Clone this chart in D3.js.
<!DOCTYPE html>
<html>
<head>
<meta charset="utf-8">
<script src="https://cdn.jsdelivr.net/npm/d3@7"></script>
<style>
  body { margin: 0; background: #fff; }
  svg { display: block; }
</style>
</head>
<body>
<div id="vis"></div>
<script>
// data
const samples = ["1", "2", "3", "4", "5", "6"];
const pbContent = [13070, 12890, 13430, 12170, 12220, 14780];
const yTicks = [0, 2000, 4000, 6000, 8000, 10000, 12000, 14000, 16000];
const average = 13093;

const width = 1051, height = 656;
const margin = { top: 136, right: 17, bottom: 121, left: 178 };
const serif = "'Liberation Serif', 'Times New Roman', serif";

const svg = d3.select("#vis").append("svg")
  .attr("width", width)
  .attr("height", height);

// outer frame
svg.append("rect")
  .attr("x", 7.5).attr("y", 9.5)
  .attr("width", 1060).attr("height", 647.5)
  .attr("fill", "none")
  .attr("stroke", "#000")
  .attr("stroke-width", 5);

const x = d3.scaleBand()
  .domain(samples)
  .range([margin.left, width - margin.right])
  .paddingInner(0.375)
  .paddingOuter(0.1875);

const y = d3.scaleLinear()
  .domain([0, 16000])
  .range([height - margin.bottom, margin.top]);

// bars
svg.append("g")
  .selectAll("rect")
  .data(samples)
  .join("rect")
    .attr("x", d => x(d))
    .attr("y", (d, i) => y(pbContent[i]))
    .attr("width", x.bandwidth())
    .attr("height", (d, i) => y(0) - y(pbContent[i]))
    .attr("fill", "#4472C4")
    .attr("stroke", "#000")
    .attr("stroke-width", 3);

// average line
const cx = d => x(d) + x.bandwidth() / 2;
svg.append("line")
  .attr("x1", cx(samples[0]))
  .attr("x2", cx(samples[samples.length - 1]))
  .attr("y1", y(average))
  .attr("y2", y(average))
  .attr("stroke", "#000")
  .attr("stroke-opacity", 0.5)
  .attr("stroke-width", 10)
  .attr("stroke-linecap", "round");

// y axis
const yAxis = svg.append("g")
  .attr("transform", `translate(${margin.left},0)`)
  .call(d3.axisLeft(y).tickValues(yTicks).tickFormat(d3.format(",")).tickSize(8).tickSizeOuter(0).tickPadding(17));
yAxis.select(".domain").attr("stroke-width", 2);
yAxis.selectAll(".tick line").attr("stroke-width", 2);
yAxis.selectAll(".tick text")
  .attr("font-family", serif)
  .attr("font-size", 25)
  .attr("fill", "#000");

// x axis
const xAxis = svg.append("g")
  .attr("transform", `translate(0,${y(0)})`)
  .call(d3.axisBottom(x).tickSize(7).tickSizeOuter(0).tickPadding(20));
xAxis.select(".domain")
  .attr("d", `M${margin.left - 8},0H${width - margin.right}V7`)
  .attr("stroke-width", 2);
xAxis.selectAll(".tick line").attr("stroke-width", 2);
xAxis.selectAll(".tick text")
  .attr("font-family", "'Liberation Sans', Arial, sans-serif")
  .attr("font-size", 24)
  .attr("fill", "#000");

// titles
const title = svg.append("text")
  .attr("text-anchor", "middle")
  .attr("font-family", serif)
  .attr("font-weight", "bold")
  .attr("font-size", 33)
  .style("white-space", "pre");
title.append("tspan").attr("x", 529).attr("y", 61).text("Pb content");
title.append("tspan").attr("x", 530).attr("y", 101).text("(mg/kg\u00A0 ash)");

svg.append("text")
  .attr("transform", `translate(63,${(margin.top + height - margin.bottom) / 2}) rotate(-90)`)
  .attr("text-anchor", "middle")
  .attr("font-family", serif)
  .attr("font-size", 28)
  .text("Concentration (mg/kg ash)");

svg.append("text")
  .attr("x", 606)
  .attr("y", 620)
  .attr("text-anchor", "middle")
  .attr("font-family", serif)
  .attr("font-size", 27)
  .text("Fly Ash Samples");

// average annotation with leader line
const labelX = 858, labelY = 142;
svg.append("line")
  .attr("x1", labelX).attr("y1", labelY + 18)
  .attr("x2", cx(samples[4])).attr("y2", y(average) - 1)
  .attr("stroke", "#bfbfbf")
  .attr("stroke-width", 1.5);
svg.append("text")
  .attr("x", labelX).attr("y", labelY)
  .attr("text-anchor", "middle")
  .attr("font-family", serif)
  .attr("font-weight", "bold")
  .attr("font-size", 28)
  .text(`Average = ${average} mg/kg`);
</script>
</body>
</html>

::::

Exercise details: Give the complete listing a second time, exactly as it reads.

Written response:
Clone this chart in D3.js.
<!DOCTYPE html>
<html>
<head>
<meta charset="utf-8">
<script src="https://cdn.jsdelivr.net/npm/d3@7"></script>
<style>
  body { margin: 0; background: #fff; }
  svg { display: block; }
</style>
</head>
<body>
<div id="vis"></div>
<script>
// data
const samples = ["1", "2", "3", "4", "5", "6"];
const pbContent = [13070, 12890, 13430, 12170, 12220, 14780];
const yTicks = [0, 2000, 4000, 6000, 8000, 10000, 12000, 14000, 16000];
const average = 13093;

const width = 1051, height = 656;
const margin = { top: 136, right: 17, bottom: 121, left: 178 };
const serif = "'Liberation Serif', 'Times New Roman', serif";

const svg = d3.select("#vis").append("svg")
  .attr("width", width)
  .attr("height", height);

// outer frame
svg.append("rect")
  .attr("x", 7.5).attr("y", 9.5)
  .attr("width", 1060).attr("height", 647.5)
  .attr("fill", "none")
  .attr("stroke", "#000")
  .attr("stroke-width", 5);

const x = d3.scaleBand()
  .domain(samples)
  .range([margin.left, width - margin.right])
  .paddingInner(0.375)
  .paddingOuter(0.1875);

const y = d3.scaleLinear()
  .domain([0, 16000])
  .range([height - margin.bottom, margin.top]);

// bars
svg.append("g")
  .selectAll("rect")
  .data(samples)
  .join("rect")
    .attr("x", d => x(d))
    .attr("y", (d, i) => y(pbContent[i]))
    .attr("width", x.bandwidth())
    .attr("height", (d, i) => y(0) - y(pbContent[i]))
    .attr("fill", "#4472C4")
    .attr("stroke", "#000")
    .attr("stroke-width", 3);

// average line
const cx = d => x(d) + x.bandwidth() / 2;
svg.append("line")
  .attr("x1", cx(samples[0]))
  .attr("x2", cx(samples[samples.length - 1]))
  .attr("y1", y(average))
  .attr("y2", y(average))
  .attr("stroke", "#000")
  .attr("stroke-opacity", 0.5)
  .attr("stroke-width", 10)
  .attr("stroke-linecap", "round");

// y axis
const yAxis = svg.append("g")
  .attr("transform", `translate(${margin.left},0)`)
  .call(d3.axisLeft(y).tickValues(yTicks).tickFormat(d3.format(",")).tickSize(8).tickSizeOuter(0).tickPadding(17));
yAxis.select(".domain").attr("stroke-width", 2);
yAxis.selectAll(".tick line").attr("stroke-width", 2);
yAxis.selectAll(".tick text")
  .attr("font-family", serif)
  .attr("font-size", 25)
  .attr("fill", "#000");

// x axis
const xAxis = svg.append("g")
  .attr("transform", `translate(0,${y(0)})`)
  .call(d3.axisBottom(x).tickSize(7).tickSizeOuter(0).tickPadding(20));
xAxis.select(".domain")
  .attr("d", `M${margin.left - 8},0H${width - margin.right}V7`)
  .attr("stroke-width", 2);
xAxis.selectAll(".tick line").attr("stroke-width", 2);
xAxis.selectAll(".tick text")
  .attr("font-family", "'Liberation Sans', Arial, sans-serif")
  .attr("font-size", 24)
  .attr("fill", "#000");

// titles
const title = svg.append("text")
  .attr("text-anchor", "middle")
  .attr("font-family", serif)
  .attr("font-weight", "bold")
  .attr("font-size", 33)
  .style("white-space", "pre");
title.append("tspan").attr("x", 529).attr("y", 61).text("Pb content");
title.append("tspan").attr("x", 530).attr("y", 101).text("(mg/kg\u00A0 ash)");

svg.append("text")
  .attr("transform", `translate(63,${(margin.top + height - margin.bottom) / 2}) rotate(-90)`)
  .attr("text-anchor", "middle")
  .attr("font-family", serif)
  .attr("font-size", 28)
  .text("Concentration (mg/kg ash)");

svg.append("text")
  .attr("x", 606)
  .attr("y", 620)
  .attr("text-anchor", "middle")
  .attr("font-family", serif)
  .attr("font-size", 27)
  .text("Fly Ash Samples");

// average annotation with leader line
const labelX = 858, labelY = 142;
svg.append("line")
  .attr("x1", labelX).attr("y1", labelY + 18)
  .attr("x2", cx(samples[4])).attr("y2", y(average) - 1)
  .attr("stroke", "#bfbfbf")
  .attr("stroke-width", 1.5);
svg.append("text")
  .attr("x", labelX).attr("y", labelY)
  .attr("text-anchor", "middle")
  .attr("font-family", serif)
  .attr("font-weight", "bold")
  .attr("font-size", 28)
  .text(`Average = ${average} mg/kg`);
</script>
</body>
</html>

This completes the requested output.